** START Records for processing **
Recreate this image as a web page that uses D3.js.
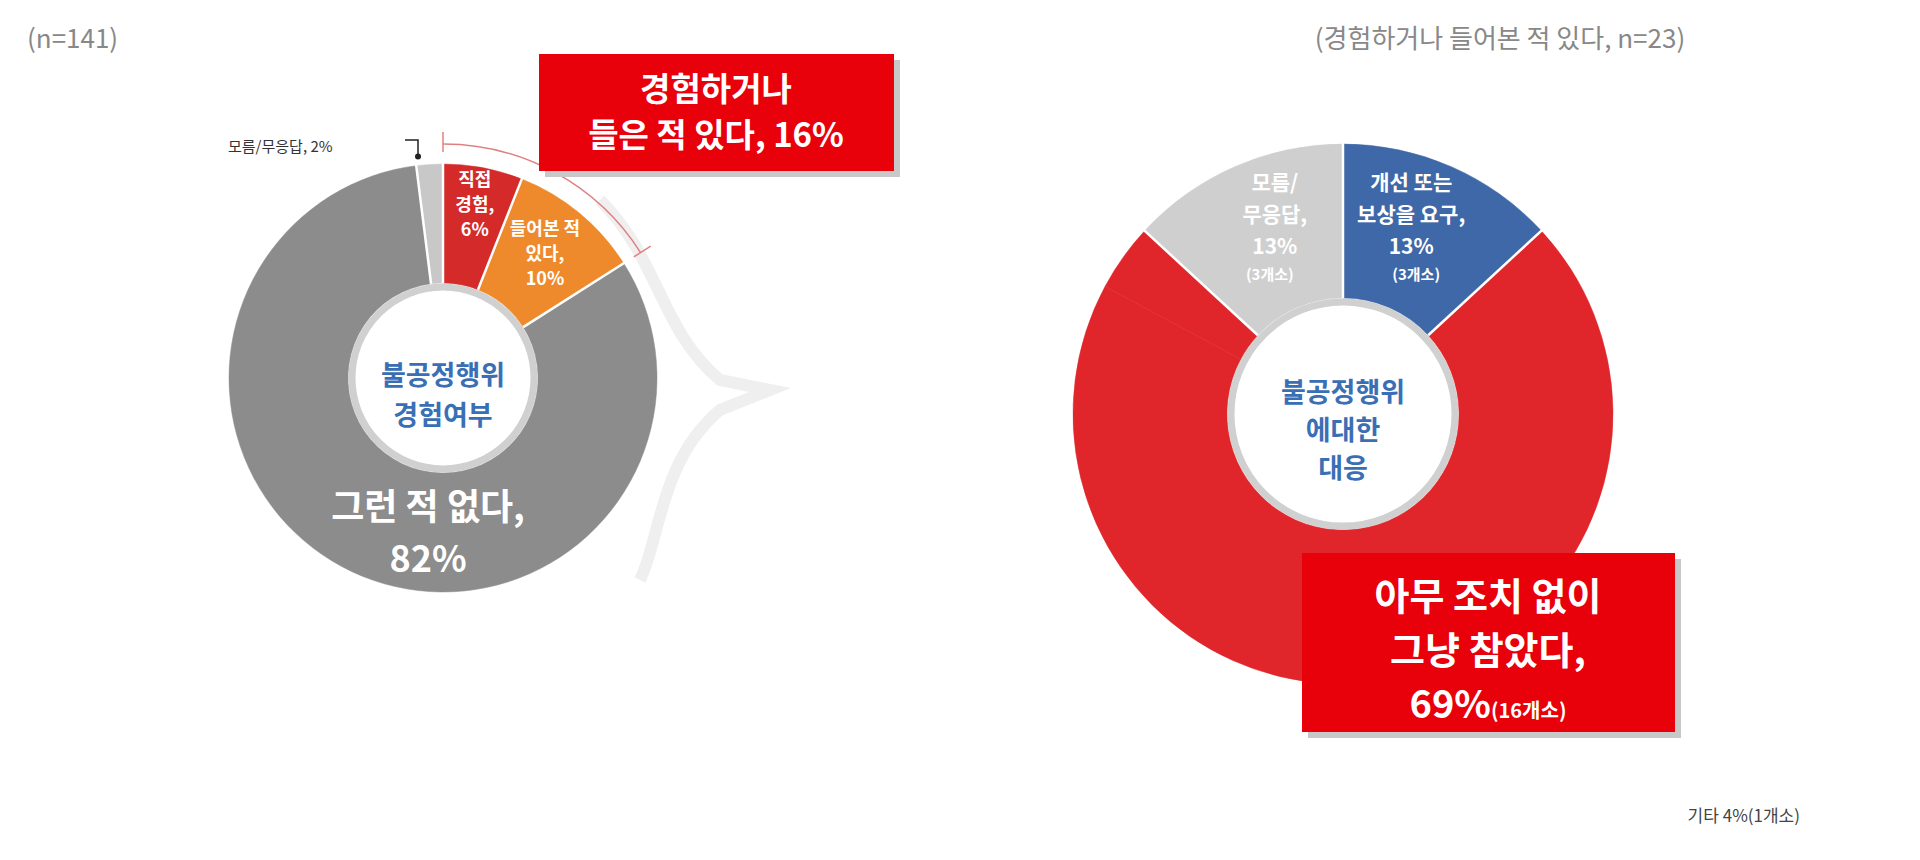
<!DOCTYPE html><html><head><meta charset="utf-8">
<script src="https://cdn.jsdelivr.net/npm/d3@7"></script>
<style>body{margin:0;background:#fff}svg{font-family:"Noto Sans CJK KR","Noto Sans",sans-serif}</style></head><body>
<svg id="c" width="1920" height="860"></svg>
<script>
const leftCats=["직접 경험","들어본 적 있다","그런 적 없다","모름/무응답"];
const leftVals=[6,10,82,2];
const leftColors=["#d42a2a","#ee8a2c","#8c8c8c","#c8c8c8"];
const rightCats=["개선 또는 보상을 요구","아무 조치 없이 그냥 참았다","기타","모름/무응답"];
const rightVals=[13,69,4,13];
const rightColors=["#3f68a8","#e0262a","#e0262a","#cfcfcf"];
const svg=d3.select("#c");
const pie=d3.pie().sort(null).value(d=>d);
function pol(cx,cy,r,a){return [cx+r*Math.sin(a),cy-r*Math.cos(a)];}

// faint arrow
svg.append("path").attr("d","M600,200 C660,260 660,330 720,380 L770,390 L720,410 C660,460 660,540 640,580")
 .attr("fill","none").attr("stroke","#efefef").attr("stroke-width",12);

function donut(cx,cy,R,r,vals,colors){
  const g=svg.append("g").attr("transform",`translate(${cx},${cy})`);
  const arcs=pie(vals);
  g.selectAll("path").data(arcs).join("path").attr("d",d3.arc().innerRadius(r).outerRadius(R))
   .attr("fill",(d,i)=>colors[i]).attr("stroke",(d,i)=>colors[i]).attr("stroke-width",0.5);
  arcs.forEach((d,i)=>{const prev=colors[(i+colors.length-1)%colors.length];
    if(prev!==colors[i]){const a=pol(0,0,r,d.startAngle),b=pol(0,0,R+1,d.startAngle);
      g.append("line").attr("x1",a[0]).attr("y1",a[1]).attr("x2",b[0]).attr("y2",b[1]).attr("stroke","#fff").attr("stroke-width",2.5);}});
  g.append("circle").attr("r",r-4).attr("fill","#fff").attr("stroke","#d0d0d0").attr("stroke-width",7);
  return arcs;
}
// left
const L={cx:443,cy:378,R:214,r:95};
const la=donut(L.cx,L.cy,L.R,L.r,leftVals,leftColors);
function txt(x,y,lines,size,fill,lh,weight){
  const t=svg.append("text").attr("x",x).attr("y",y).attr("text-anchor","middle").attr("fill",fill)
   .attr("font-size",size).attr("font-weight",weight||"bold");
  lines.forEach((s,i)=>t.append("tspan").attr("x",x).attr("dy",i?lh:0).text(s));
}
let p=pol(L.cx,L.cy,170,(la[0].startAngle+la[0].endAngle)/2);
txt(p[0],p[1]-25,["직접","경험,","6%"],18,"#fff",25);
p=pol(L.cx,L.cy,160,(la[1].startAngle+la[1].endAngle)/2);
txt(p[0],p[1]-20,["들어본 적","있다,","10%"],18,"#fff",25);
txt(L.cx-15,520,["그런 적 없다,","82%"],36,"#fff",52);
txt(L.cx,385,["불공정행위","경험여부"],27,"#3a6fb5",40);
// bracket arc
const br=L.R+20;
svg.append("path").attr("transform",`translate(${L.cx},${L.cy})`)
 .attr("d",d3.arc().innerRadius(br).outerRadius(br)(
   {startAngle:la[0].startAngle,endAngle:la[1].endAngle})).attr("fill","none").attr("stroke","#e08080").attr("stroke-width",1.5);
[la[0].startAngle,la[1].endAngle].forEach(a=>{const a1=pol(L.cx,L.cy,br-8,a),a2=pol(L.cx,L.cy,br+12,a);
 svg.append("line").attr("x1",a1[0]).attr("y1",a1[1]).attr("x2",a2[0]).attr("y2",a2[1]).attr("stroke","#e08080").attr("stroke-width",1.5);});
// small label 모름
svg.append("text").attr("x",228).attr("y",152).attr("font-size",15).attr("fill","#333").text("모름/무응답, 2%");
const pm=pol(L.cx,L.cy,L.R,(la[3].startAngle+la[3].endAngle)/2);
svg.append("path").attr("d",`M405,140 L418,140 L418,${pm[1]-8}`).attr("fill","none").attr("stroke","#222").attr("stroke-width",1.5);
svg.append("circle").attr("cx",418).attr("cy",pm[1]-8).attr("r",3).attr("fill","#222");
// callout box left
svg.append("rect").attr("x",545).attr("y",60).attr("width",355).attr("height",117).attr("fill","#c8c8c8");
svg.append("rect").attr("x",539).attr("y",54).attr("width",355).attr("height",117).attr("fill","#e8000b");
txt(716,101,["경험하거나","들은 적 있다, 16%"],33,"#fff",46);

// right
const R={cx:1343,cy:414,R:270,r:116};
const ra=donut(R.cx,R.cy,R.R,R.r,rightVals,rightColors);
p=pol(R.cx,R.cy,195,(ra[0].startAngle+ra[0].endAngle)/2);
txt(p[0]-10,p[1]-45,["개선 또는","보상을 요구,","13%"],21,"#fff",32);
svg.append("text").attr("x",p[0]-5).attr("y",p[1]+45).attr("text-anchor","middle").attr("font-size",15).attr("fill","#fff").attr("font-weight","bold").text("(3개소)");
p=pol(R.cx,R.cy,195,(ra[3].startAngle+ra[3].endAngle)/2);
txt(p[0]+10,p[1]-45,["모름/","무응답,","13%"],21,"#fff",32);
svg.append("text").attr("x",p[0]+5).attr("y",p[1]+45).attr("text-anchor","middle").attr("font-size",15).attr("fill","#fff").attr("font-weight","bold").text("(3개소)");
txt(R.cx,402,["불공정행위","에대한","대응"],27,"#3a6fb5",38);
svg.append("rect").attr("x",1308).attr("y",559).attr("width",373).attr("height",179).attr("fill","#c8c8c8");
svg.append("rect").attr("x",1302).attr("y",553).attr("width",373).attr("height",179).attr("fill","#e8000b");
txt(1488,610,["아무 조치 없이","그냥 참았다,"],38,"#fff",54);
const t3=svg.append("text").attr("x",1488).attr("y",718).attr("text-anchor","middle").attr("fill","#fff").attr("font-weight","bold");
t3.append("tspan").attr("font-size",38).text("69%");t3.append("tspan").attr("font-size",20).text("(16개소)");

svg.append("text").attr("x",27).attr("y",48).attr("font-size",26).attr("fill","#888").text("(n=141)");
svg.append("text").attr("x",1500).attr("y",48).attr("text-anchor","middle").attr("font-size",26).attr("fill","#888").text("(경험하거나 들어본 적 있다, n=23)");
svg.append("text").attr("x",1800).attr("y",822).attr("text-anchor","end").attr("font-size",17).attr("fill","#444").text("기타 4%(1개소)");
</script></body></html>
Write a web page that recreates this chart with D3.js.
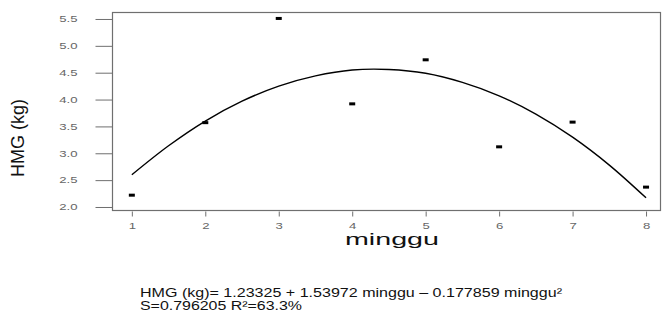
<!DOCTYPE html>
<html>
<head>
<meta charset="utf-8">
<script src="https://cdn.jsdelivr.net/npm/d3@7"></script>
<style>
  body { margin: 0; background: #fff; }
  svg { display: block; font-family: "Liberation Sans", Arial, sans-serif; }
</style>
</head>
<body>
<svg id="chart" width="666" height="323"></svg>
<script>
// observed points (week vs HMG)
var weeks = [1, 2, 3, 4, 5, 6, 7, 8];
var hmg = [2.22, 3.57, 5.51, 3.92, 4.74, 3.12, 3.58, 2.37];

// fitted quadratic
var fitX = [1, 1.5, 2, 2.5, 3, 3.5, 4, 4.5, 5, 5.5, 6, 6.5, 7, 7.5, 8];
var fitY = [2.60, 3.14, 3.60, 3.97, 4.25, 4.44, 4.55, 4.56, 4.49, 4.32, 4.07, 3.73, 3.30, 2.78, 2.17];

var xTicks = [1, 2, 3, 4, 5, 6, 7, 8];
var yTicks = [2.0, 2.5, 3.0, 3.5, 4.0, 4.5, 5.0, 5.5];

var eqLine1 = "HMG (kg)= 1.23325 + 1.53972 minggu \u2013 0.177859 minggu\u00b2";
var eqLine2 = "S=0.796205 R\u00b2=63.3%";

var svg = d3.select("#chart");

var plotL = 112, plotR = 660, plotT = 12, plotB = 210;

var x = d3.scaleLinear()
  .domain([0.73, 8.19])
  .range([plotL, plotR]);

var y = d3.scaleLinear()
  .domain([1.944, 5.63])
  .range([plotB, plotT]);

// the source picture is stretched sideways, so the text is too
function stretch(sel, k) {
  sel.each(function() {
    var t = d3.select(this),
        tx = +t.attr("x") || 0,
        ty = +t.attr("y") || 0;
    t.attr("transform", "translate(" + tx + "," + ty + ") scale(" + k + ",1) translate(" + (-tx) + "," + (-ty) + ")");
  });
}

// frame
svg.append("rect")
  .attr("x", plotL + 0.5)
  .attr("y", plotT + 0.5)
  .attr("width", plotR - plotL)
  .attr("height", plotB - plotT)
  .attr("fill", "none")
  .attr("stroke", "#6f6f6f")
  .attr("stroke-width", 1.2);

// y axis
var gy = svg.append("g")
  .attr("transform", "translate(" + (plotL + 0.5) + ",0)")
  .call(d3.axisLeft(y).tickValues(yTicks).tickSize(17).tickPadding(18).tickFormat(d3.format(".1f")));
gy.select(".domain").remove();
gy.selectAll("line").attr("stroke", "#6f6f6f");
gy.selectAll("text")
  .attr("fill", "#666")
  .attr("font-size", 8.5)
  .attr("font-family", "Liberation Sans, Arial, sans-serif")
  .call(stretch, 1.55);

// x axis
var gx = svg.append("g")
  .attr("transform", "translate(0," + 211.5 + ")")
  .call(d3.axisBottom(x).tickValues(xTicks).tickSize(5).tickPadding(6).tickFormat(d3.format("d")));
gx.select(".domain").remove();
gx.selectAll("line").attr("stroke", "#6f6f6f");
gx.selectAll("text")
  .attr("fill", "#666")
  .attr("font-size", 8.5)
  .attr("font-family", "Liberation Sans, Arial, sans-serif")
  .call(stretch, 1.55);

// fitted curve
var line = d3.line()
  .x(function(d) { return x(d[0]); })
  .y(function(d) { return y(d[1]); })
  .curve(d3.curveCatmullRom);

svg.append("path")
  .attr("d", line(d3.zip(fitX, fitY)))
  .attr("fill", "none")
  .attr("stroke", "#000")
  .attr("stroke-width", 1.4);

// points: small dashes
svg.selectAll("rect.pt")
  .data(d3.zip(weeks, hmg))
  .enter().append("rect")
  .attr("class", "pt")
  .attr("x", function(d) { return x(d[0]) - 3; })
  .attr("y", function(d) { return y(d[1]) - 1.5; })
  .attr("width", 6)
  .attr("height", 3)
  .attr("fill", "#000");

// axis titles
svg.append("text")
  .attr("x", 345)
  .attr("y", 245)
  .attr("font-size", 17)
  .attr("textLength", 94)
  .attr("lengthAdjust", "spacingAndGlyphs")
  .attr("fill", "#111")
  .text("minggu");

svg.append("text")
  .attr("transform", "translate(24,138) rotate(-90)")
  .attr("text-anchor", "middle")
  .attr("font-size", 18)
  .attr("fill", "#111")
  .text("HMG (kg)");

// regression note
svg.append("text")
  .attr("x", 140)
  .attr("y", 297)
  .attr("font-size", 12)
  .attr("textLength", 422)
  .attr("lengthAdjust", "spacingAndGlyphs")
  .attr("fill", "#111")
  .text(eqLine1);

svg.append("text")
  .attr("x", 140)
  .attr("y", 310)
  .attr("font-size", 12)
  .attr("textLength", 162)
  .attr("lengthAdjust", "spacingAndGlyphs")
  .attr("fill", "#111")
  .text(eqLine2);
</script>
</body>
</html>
** END Records for processing **
* _Prompt_:
Set down, without pictures, the lines between the line holding "Write a web" and the line holding "var hmg = [2.22, 3.57, 5.51, 3.92, 4.74, 3.12, 3.58, 2.37];", both inclusive.

* _Correct output_:
Write a web page that recreates this chart with D3.js.
<!DOCTYPE html>
<html>
<head>
<meta charset="utf-8">
<script src="https://cdn.jsdelivr.net/npm/d3@7"></script>
<style>
  body { margin: 0; background: #fff; }
  svg { display: block; font-family: "Liberation Sans", Arial, sans-serif; }
</style>
</head>
<body>
<svg id="chart" width="666" height="323"></svg>
<script>
// observed points (week vs HMG)
var weeks = [1, 2, 3, 4, 5, 6, 7, 8];
var hmg = [2.22, 3.57, 5.51, 3.92, 4.74, 3.12, 3.58, 2.37];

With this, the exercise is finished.